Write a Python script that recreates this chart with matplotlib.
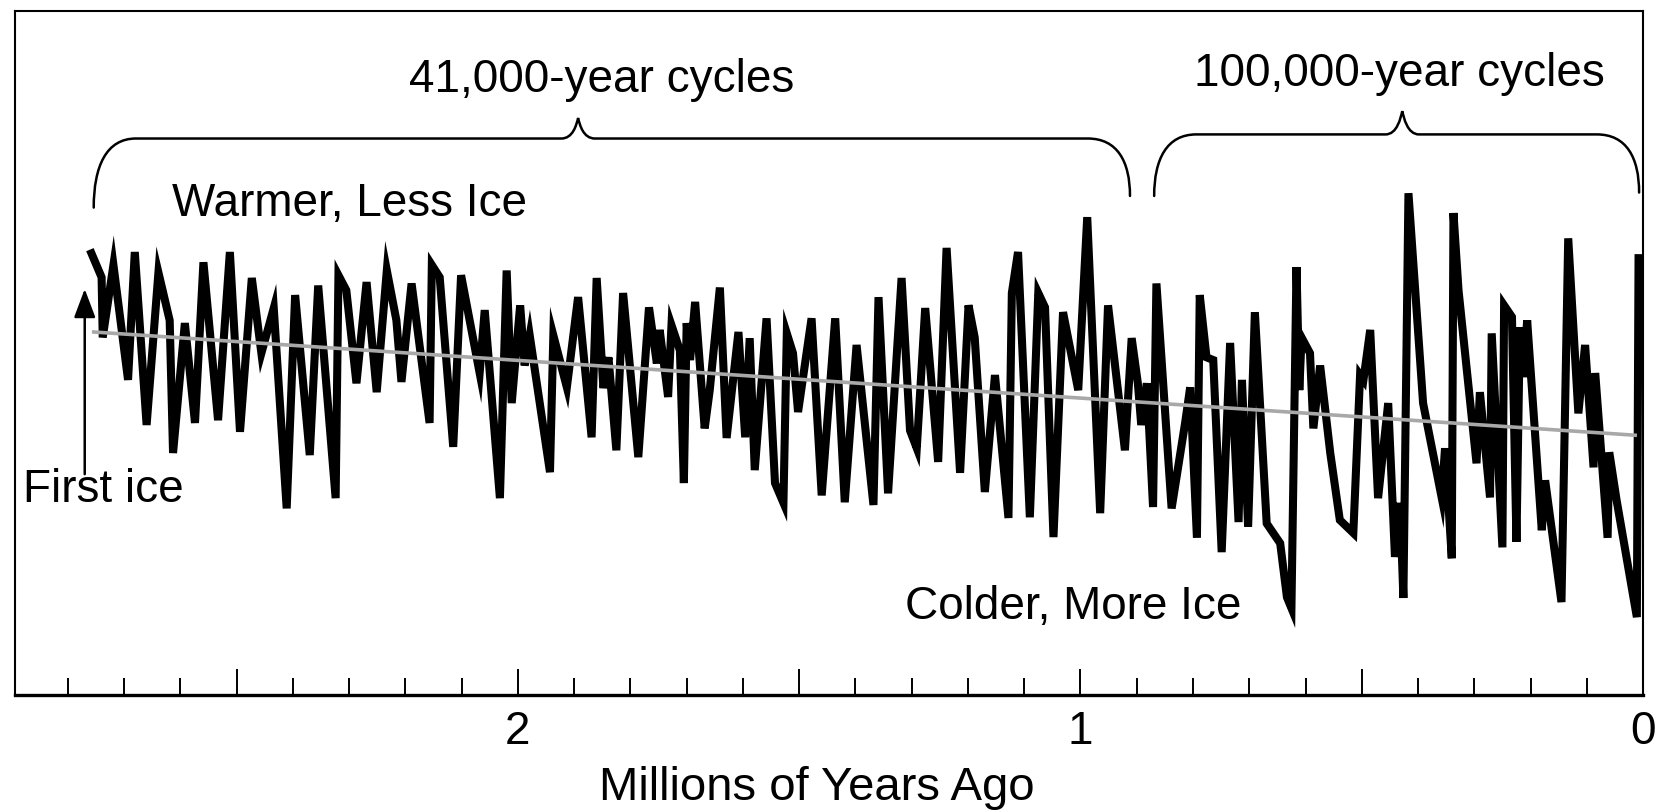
--
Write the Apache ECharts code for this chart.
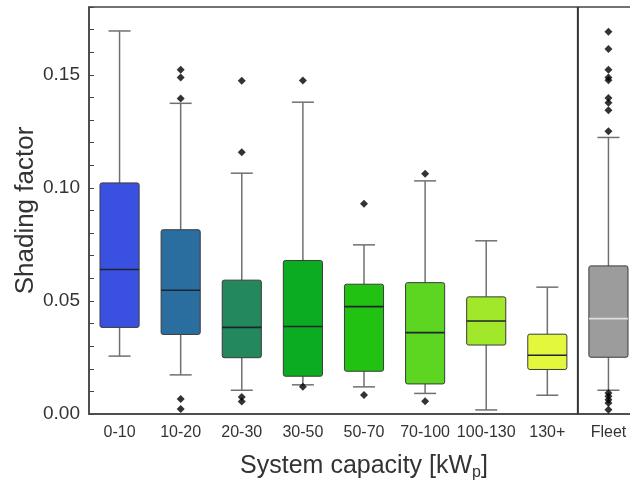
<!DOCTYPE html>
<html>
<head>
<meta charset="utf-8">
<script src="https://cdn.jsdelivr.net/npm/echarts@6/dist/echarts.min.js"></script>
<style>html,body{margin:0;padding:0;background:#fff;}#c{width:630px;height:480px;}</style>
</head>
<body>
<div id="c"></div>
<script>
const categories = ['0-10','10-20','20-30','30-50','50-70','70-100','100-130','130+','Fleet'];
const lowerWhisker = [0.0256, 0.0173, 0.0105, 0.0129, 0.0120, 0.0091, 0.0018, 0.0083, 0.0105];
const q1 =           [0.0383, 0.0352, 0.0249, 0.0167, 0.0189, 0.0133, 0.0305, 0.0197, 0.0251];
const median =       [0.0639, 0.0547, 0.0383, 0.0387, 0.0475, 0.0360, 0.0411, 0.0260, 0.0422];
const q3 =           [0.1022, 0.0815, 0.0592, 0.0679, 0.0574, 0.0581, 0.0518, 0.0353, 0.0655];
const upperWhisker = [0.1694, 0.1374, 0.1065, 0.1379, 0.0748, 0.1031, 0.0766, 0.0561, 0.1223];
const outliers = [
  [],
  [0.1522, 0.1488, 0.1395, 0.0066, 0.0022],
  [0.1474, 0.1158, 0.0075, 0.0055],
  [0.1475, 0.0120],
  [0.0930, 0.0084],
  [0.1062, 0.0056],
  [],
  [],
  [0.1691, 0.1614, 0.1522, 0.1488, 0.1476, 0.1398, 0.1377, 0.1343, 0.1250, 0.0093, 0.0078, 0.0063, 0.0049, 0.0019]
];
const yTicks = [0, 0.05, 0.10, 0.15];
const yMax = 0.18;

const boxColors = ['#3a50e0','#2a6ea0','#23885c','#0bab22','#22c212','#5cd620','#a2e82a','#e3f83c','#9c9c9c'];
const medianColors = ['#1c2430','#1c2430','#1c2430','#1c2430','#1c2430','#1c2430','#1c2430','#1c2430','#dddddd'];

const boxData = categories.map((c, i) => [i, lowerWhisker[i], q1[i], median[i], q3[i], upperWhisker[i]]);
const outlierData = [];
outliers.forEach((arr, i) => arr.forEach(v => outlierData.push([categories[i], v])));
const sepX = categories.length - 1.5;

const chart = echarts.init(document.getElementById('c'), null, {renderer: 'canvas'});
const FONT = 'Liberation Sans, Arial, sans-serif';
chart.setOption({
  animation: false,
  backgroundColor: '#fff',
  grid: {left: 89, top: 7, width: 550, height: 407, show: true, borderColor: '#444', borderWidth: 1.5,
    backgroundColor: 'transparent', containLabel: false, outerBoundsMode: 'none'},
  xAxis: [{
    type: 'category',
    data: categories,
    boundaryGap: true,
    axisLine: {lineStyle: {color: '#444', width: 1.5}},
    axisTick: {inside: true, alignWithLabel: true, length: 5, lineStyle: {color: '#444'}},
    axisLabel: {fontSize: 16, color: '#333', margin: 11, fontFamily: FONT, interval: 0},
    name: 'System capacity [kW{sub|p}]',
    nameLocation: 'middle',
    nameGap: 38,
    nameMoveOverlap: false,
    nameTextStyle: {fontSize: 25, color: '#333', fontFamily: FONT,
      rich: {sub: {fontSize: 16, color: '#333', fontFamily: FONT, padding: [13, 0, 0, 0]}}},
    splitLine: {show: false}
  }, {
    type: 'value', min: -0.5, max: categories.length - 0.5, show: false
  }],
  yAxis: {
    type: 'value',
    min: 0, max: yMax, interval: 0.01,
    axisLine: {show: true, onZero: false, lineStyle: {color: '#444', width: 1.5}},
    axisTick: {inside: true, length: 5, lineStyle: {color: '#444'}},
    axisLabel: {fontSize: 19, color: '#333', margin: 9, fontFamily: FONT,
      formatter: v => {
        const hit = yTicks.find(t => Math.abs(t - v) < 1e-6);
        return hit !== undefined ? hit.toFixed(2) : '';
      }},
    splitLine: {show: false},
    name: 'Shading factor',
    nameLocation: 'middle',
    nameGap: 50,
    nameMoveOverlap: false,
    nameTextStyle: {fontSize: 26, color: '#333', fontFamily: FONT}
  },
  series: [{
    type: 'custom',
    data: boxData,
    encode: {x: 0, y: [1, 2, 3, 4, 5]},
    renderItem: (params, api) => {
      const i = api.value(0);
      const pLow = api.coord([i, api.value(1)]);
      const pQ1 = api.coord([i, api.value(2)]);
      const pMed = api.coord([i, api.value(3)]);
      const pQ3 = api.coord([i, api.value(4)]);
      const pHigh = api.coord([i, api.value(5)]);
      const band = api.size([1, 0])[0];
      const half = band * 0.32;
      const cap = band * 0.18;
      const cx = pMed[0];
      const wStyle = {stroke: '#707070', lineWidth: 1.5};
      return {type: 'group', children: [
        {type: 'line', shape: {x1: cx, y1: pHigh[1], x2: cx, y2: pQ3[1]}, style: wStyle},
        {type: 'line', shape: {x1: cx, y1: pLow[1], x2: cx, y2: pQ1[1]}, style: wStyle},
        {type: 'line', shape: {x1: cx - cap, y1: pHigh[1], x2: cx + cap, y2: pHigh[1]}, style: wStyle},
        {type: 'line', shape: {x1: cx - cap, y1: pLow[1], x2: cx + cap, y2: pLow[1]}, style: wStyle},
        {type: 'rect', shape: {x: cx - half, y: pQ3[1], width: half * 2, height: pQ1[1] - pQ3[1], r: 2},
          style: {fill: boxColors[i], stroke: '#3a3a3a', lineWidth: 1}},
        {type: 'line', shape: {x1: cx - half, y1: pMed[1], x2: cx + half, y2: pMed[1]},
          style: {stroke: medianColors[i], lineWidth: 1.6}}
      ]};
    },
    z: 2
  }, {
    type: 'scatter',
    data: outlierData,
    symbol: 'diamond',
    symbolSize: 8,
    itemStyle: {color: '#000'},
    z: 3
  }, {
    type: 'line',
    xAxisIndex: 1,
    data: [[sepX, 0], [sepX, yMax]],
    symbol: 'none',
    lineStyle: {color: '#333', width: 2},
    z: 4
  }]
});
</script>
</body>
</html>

→ **Task**
Copy out every line of the data that includes the word "script".

→ **Exercise solution**
Write a Python script that recreates this chart with matplotlib.
<script src="https://cdn.jsdelivr.net/npm/echarts@6/dist/echarts.min.js"></script>
<script>
</script>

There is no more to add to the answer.